Venus Night Winds Go In The Opposite Direction That We Thought

An artist's impression of "Akatsuki" (Dawn) orbiting Venus. JIJI PRESS/AFP via Getty Images

How do you take a picture of a planet’s weather in darkness? It’s been hard for us to get nighttime cloud imagery of Venus despite nearly 60 years of observations at the planet that we once hoped was the twin of Earth.

Now, Japanese researchers say they have tweaked a long-running mission’s infrared or heat-seeking sensors to show us the weather of the lava-filled planet at night. At issue is not only the extreme climate in which Venus operates, but also its bizarre weather system. The clouds whip around so fast that researchers refer to the pace of their global circling as “super-rotation”. Without care, the individual cloud features appear as a blur to spacecraft cameras in orbit.

“Small-scale cloud patterns in the direct images are faint and frequently indistinguishable from background noise. [So] to see details, we need to suppress the noise,” stated team member Takeshi Imamura, a professor at the graduate school of frontier sciences at the University of Tokyo.

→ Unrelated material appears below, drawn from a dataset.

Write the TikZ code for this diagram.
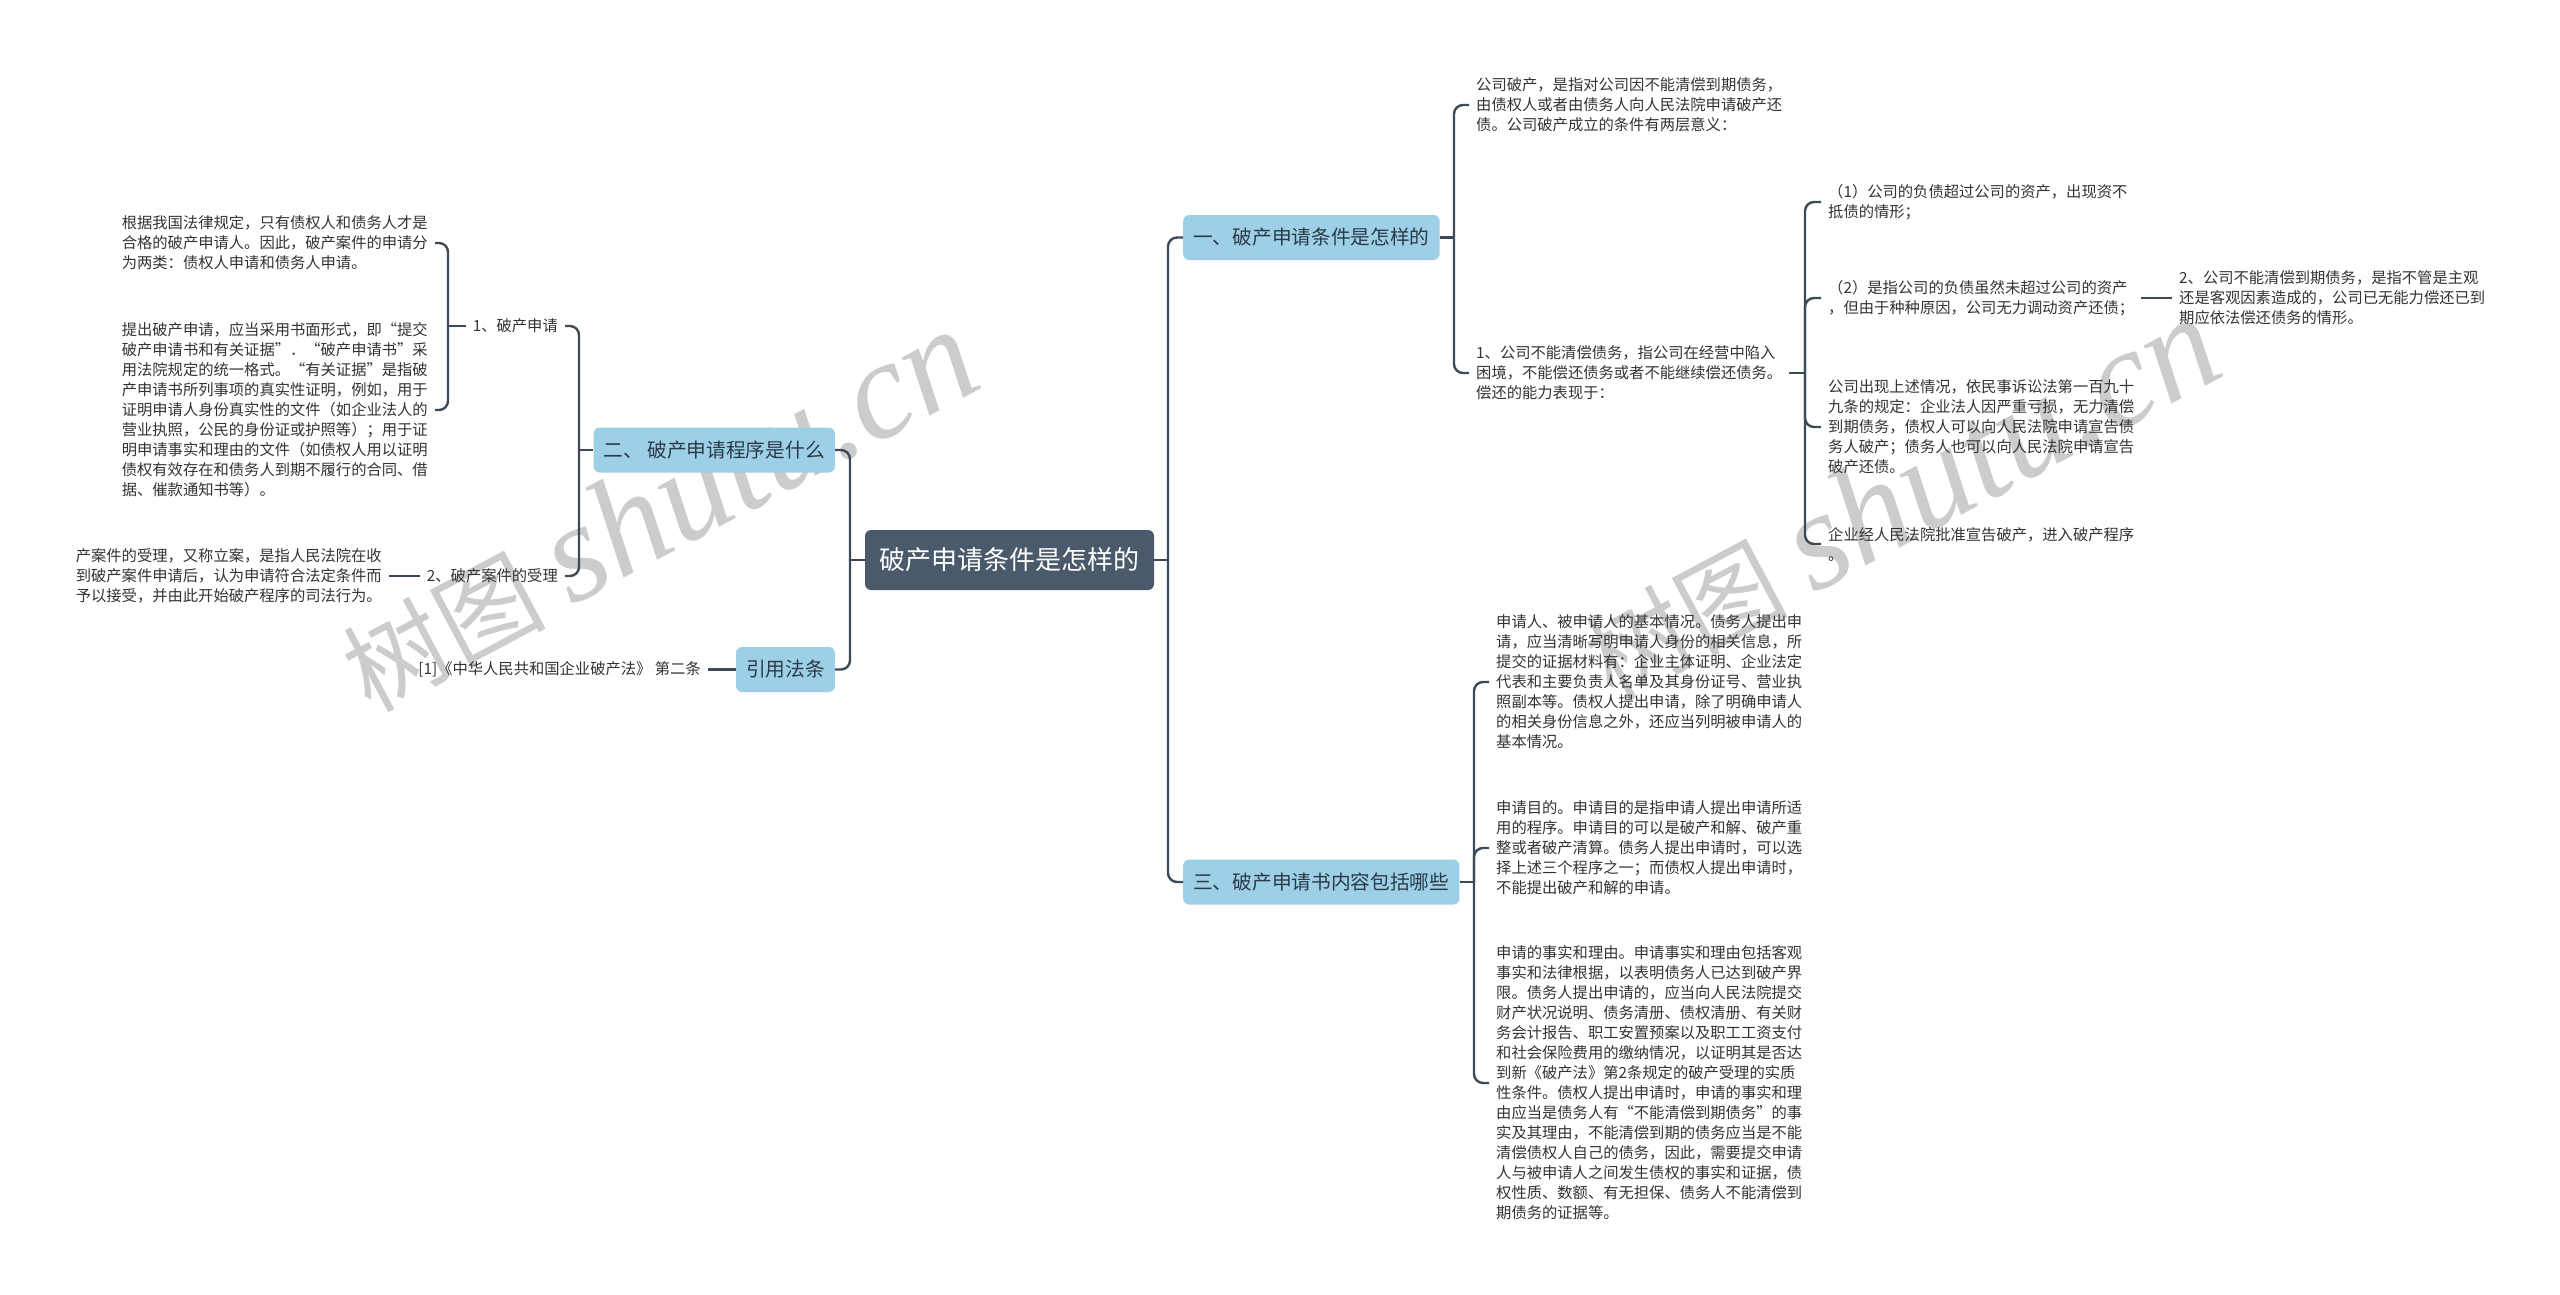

NASA's Mariner 10 spacecraft captured the clouds of Venus during a flyby in 1974. NASA

As any experienced astronomy photographer on Earth will tell you, we have long-standing techniques to show the things we want to see while suppressing the things we don’t. For example, taking a series of images and then “stacking” them in software may enhance the light of a faint object in Earth’s night sky, like a comet. But Venus’ whipping weather doesn’t make this an easy practical solution.

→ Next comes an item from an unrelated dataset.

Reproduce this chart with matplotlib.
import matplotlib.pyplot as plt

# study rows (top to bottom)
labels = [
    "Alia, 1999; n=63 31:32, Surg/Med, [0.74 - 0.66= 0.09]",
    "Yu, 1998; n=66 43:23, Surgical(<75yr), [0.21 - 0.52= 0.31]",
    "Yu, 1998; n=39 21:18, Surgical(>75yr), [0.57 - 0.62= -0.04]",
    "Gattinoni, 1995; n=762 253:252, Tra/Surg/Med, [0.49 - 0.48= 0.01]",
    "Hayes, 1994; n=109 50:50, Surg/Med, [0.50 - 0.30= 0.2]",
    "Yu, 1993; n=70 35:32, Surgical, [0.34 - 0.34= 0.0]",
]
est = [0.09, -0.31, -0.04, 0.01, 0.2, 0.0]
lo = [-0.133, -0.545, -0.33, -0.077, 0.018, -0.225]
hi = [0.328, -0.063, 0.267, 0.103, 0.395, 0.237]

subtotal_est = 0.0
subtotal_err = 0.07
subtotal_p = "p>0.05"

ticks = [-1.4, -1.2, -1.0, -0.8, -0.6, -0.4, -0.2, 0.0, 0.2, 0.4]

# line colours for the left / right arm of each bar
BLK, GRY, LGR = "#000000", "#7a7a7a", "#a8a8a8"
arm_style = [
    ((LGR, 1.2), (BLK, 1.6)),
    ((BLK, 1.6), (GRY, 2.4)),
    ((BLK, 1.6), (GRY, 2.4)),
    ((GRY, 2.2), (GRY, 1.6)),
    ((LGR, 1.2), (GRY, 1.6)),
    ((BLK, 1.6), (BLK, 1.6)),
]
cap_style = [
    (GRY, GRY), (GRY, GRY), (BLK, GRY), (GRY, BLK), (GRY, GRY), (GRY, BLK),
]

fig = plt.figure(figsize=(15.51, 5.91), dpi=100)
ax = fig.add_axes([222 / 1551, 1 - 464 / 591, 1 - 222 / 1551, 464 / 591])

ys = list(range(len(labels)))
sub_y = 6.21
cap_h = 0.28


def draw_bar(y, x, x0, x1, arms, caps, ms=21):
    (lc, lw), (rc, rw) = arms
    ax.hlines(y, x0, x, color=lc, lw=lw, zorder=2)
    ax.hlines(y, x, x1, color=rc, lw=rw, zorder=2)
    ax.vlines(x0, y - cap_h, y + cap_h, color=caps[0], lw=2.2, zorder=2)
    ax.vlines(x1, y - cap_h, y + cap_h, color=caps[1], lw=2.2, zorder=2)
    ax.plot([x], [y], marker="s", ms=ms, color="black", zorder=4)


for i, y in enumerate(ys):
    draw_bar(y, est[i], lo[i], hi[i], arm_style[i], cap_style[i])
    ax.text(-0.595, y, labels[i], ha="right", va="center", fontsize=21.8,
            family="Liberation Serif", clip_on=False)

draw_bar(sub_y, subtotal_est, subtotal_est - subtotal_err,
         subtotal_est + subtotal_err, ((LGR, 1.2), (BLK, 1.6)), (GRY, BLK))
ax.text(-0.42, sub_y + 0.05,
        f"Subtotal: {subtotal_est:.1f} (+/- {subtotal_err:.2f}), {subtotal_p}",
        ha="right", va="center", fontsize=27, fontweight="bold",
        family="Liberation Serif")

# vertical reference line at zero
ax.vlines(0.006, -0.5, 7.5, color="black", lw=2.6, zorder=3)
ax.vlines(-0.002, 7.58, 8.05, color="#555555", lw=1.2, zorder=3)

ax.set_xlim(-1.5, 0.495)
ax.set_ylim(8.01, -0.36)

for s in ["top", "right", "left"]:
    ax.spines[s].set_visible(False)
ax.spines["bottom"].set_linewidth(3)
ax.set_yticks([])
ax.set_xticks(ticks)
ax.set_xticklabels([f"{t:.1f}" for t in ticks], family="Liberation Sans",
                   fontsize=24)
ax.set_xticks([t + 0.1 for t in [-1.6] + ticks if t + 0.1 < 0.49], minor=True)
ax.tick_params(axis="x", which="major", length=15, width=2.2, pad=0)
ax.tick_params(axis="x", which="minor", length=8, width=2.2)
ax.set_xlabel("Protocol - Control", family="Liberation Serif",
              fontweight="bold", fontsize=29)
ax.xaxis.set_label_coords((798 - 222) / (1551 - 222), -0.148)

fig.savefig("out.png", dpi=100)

Happily, University of Tokyo graduate student and study lead author Kiichi Fukuya developed a software fix to ease the blur, finally allowing Venusian scientists on the Japanese Akatsuki mission to glimpse the north-south winds that dominate the planet’s weather. To researchers’ surprise, they saw that the winds flow in opposite directions at night — which may change the way we think about weather at other planets besides Venus, too.

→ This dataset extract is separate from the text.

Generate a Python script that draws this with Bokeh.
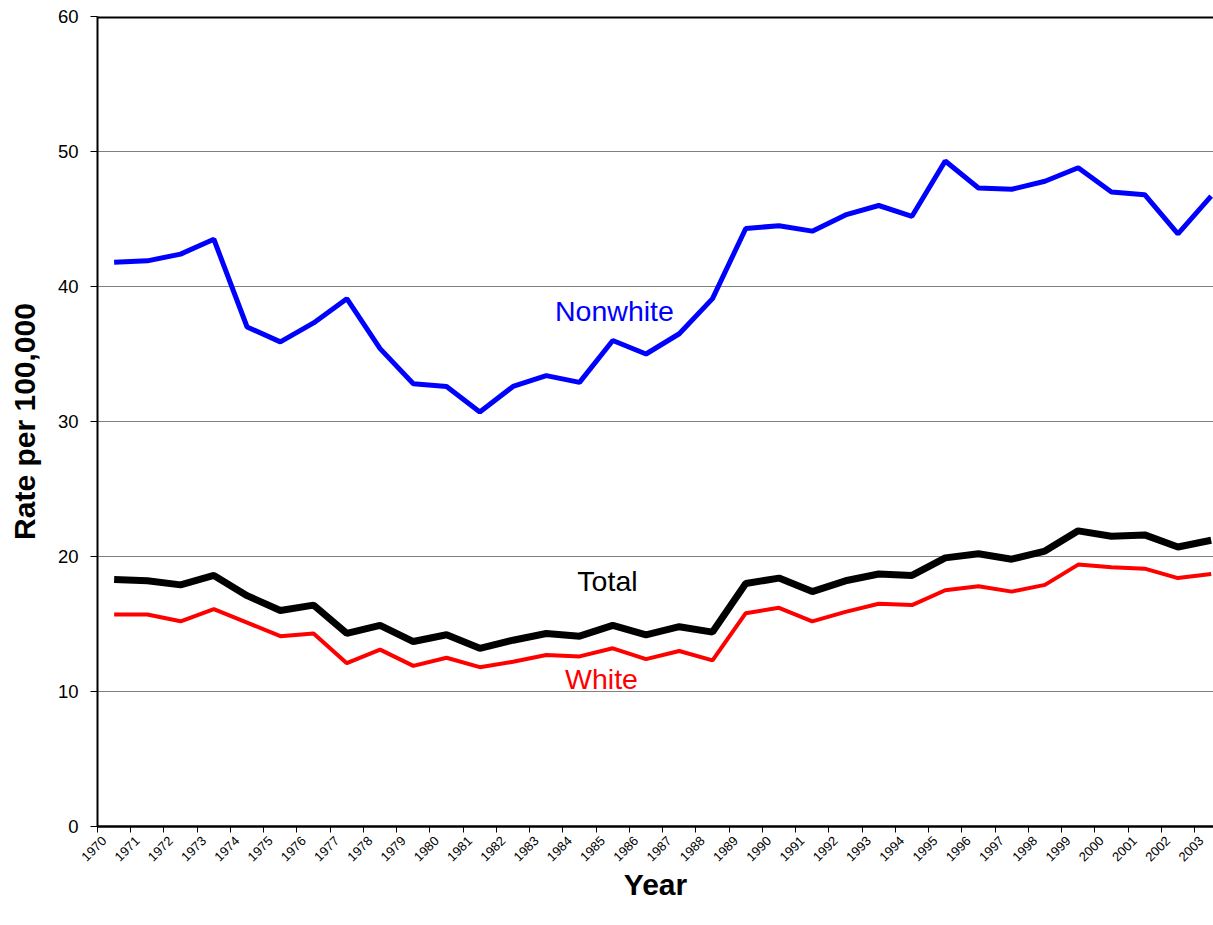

“Such a dramatic change cannot occur without significant consequences,” Imamura said. “This observation could help us build more accurate models of the Venusian weather system which will hopefully resolve some long-standing, unanswered questions about Venusian weather and probably Earth weather too.”

An artist's concept of active volcanos on Venus, depicting a subduction zone where the foreground crust plunges into the planet's interior at the topographic trench. NASA/JPL-Caltech/Peter Rubin

And the sooner we gather weather details, the better. There are going to be several spacecraft heading out to Venus in the coming years to study this planet up close. Scientists have said that Venus is lacking in a “cadence” of missions that allow us to track weather and surface patterns over time; as we only lob a mission out there once a decade or so, there are gaps in the data when nothing is observing close by.

But that is set to change in the next decade, as Venus will suddenly receive a suite of visitors at a pace that we are more used to seeing for Mars missions. The various missions include DaVinci+ and Veritas (from NASA) and EnVision (from the European Space Agency). Further, a planned mini-mission from company Rocket Lab in 2023 could pioneer a new set of tiny planetary missions that focus on a single thing; further in the future, a fleet of such mini-spacecraft could work together in situ to give us a wider picture of Venus at relatively low cost.

A paper on the recent Venus finding was published in Nature.